On the Landscape of Synchronization Networks: A Perspective from Nonconvex Optimization

Studying the landscape of nonconvex cost function is key towards a better understanding of optimization algorithms widely used in signal processing, statistics, and machine learning. Meanwhile, the famous Kuramoto model has been an important mathematical model to study the synchronization phenomena of coupled oscillators over various network topologies. In this paper, we bring together these two seemingly unrelated objects by investigating the optimization landscape of a nonlinear function $E(\boldsymbol{\theta}) = \frac{1}{2}\sum_{1\leq i,j\leq n} a_{ij}(1-\cos(\theta_i - \theta_j))$ associated to an underlying network and exploring the relationship between the existence of local minima and network topology. This function arises naturally in Burer-Monteiro method applied to $\mathbb{Z}_2$ synchronization as well as matrix completion on the torus. Moreover, it corresponds to the energy function of the homogeneous Kuramoto model on complex networks for coupled oscillators. We prove the minimizer of the energy function is unique up to a global translation under deterministic dense graphs and Erd\H{o}s-R\'enyi random graphs with tools from optimization and random matrix theory.
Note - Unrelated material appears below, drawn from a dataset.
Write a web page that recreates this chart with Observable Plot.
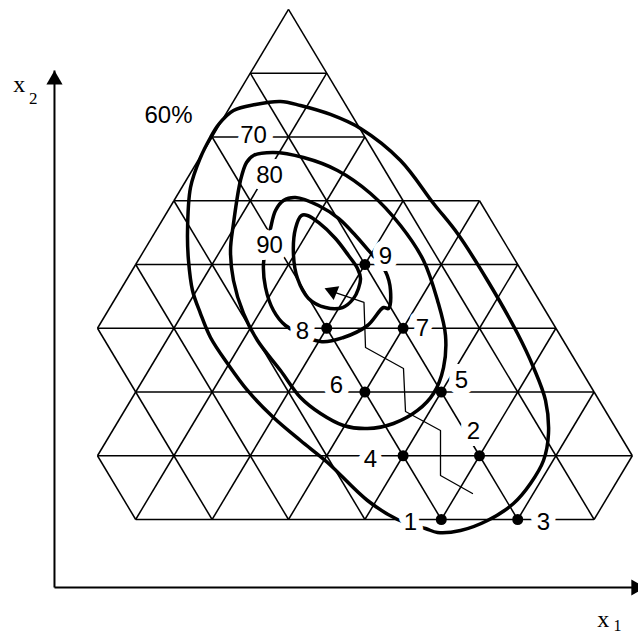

Consequently, the stable equilibrium of the corresponding homogeneous Kuramoto model is unique and the basin of attraction for the synchronous state of these coupled oscillators is the whole phase space minus a set of measure zero. In addition, our results address when the Burer-Monteiro method recovers the ground truth exactly from highly incomplete observations in $\mathbb{Z}_2$ synchronization and shed light on the robustness of nonconvex optimization algorithms against certain types of so-called monotone adversaries. Numerical simulations are performed to illustrate our results.